§ **RECORDED DATA**
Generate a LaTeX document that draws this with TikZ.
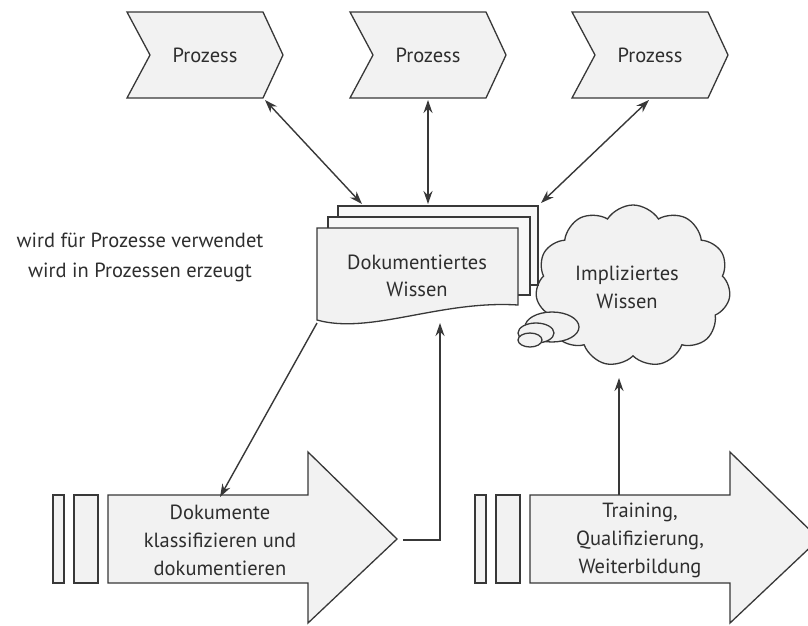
\documentclass[tikz,border=0pt]{standalone}
\usepackage{fontspec}
\setmainfont{PT Sans}
\usetikzlibrary{shapes.symbols,arrows.meta}
\definecolor{ln}{HTML}{383838}
\definecolor{fl}{HTML}{F2F2F2}
\definecolor{tx}{HTML}{2E2E2E}
\begin{document}
\begin{tikzpicture}[x=1pt,y=-1pt,
  shp/.style={draw=ln, fill=fl, line width=1.3pt, line join=miter},
  lbl/.style={text=tx, font=\fontsize{20.5}{28}\selectfont, align=center, inner sep=0pt},
  conn/.style={draw=ln, line width=1.4pt},
  onetip/.style={-{Stealth[length=13pt,width=9pt]}},
  twotip/.style={{Stealth[length=13pt,width=9pt]}-{Stealth[length=13pt,width=9pt]}}]
\clip (0,0) rectangle (808,625);
\fill[white] (0,0) rectangle (808,625);
% chevrons
\foreach \x in {127,350,572}{
  \draw[shp] (\x,12) -- ({\x+136},12) -- ({\x+156},55) -- ({\x+136},98) -- (\x,98) -- ({\x+23},55) -- cycle;
}
\node[lbl] (p1) at (205,55) {Prozess};
\node[lbl] (p2) at (428,55) {Prozess};
\node[lbl] (p3) at (650,55) {Prozess};
% cloud
\node[cloud, cloud puffs=11, cloud puff arc=115, cloud ignores aspect,
      minimum width=195pt, minimum height=162pt, shp] (cl) at (633,286) {};
\draw[shp] (552,327) ellipse [x radius=27, y radius=15];
\draw[shp] (536,333) ellipse [x radius=18, y radius=10];
\draw[shp] (530,340) ellipse [x radius=12, y radius=7];
\node[lbl] (clt) at (627,287) {Impliziertes\\Wissen};
% documents
\draw[shp, fill=fl!60!white] (338,206) rectangle (538,285);
\draw[shp, fill=fl!60!white] (328,217) rectangle (530,295);
\draw[shp] (317,228) -- (518,228) -- (518,305) .. controls (440,300) and (370,335) .. (317,320) -- cycle;
\node[lbl, font=\fontsize{20.5}{27}\selectfont] (doc) at (417,276) {Dokumentiertes\\Wissen};
% left text
\node[lbl, font=\fontsize{20.5}{30}\selectfont] (lt) at (140,257) {wird für Prozesse verwendet\\wird in Prozessen erzeugt};
% big arrows
\draw[shp] (53,495) rectangle (64,583);
\draw[shp] (74,495) rectangle (98,583);
\draw[shp] (108,495) -- (308,495) -- (308,452) -- (397,539) -- (308,623) -- (308,583) -- (108,583) -- cycle;
\node[lbl] (a1) at (220,540) {Dokumente\\klassifizieren und\\dokumentieren};
\draw[shp] (475,495) rectangle (486,583);
\draw[shp] (496,495) rectangle (520,583);
\draw[shp] (530,495) -- (730,495) -- (730,452) -- (819,539) -- (730,623) -- (730,583) -- (530,583) -- cycle;
\node[lbl] (a2) at (640,540) {Training,\\Qualifizierung,\\Weiterbildung};
% connector points
\coordinate (p1b) at (265,100);
\coordinate (p2b) at (428,100);
\coordinate (p3b) at (649,100);
\coordinate (d1) at (362,204);
\coordinate (d2) at (428,204);
\coordinate (d3) at (541,203);
\coordinate (dbl) at (317,323);
\coordinate (a1top) at (220,497);
\coordinate (a1tip) at (403,540);
\coordinate (bend) at (440,540);
\coordinate (dbot) at (440,323);
\coordinate (a2top) at (619,495);
\coordinate (clb) at (619,378);
% connectors
\draw[conn, twotip] (p1b) -- (d1);
\draw[conn, twotip] (p2b) -- (d2);
\draw[conn, twotip] (p3b) -- (d3);
\draw[conn, onetip] (dbl) -- (a1top);
\draw[conn, onetip] (a1tip) -- (bend) -- (dbot);
\draw[conn, onetip] (a2top) -- (clb);
\end{tikzpicture}
\end{document}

§ **WHAT YOU WILL DO**
Keep every word of the data as it is when you write it out, but drop the pictures.

§ **SOLUTION TO THE PROBLEM**
Generate a LaTeX document that draws this with TikZ.
\documentclass[tikz,border=0pt]{standalone}
\usepackage{fontspec}
\setmainfont{PT Sans}
\usetikzlibrary{shapes.symbols,arrows.meta}
\definecolor{ln}{HTML}{383838}
\definecolor{fl}{HTML}{F2F2F2}
\definecolor{tx}{HTML}{2E2E2E}
\begin{document}
\begin{tikzpicture}[x=1pt,y=-1pt,
  shp/.style={draw=ln, fill=fl, line width=1.3pt, line join=miter},
  lbl/.style={text=tx, font=\fontsize{20.5}{28}\selectfont, align=center, inner sep=0pt},
  conn/.style={draw=ln, line width=1.4pt},
  onetip/.style={-{Stealth[length=13pt,width=9pt]}},
  twotip/.style={{Stealth[length=13pt,width=9pt]}-{Stealth[length=13pt,width=9pt]}}]
\clip (0,0) rectangle (808,625);
\fill[white] (0,0) rectangle (808,625);
% chevrons
\foreach \x in {127,350,572}{
  \draw[shp] (\x,12) -- ({\x+136},12) -- ({\x+156},55) -- ({\x+136},98) -- (\x,98) -- ({\x+23},55) -- cycle;
}
\node[lbl] (p1) at (205,55) {Prozess};
\node[lbl] (p2) at (428,55) {Prozess};
\node[lbl] (p3) at (650,55) {Prozess};
% cloud
\node[cloud, cloud puffs=11, cloud puff arc=115, cloud ignores aspect,
      minimum width=195pt, minimum height=162pt, shp] (cl) at (633,286) {};
\draw[shp] (552,327) ellipse [x radius=27, y radius=15];
\draw[shp] (536,333) ellipse [x radius=18, y radius=10];
\draw[shp] (530,340) ellipse [x radius=12, y radius=7];
\node[lbl] (clt) at (627,287) {Impliziertes\\Wissen};
% documents
\draw[shp, fill=fl!60!white] (338,206) rectangle (538,285);
\draw[shp, fill=fl!60!white] (328,217) rectangle (530,295);
\draw[shp] (317,228) -- (518,228) -- (518,305) .. controls (440,300) and (370,335) .. (317,320) -- cycle;
\node[lbl, font=\fontsize{20.5}{27}\selectfont] (doc) at (417,276) {Dokumentiertes\\Wissen};
% left text
\node[lbl, font=\fontsize{20.5}{30}\selectfont] (lt) at (140,257) {wird für Prozesse verwendet\\wird in Prozessen erzeugt};
% big arrows
\draw[shp] (53,495) rectangle (64,583);
\draw[shp] (74,495) rectangle (98,583);
\draw[shp] (108,495) -- (308,495) -- (308,452) -- (397,539) -- (308,623) -- (308,583) -- (108,583) -- cycle;
\node[lbl] (a1) at (220,540) {Dokumente\\klassifizieren und\\dokumentieren};
\draw[shp] (475,495) rectangle (486,583);
\draw[shp] (496,495) rectangle (520,583);
\draw[shp] (530,495) -- (730,495) -- (730,452) -- (819,539) -- (730,623) -- (730,583) -- (530,583) -- cycle;
\node[lbl] (a2) at (640,540) {Training,\\Qualifizierung,\\Weiterbildung};
% connector points
\coordinate (p1b) at (265,100);
\coordinate (p2b) at (428,100);
\coordinate (p3b) at (649,100);
\coordinate (d1) at (362,204);
\coordinate (d2) at (428,204);
\coordinate (d3) at (541,203);
\coordinate (dbl) at (317,323);
\coordinate (a1top) at (220,497);
\coordinate (a1tip) at (403,540);
\coordinate (bend) at (440,540);
\coordinate (dbot) at (440,323);
\coordinate (a2top) at (619,495);
\coordinate (clb) at (619,378);
% connectors
\draw[conn, twotip] (p1b) -- (d1);
\draw[conn, twotip] (p2b) -- (d2);
\draw[conn, twotip] (p3b) -- (d3);
\draw[conn, onetip] (dbl) -- (a1top);
\draw[conn, onetip] (a1tip) -- (bend) -- (dbot);
\draw[conn, onetip] (a2top) -- (clb);
\end{tikzpicture}
\end{document}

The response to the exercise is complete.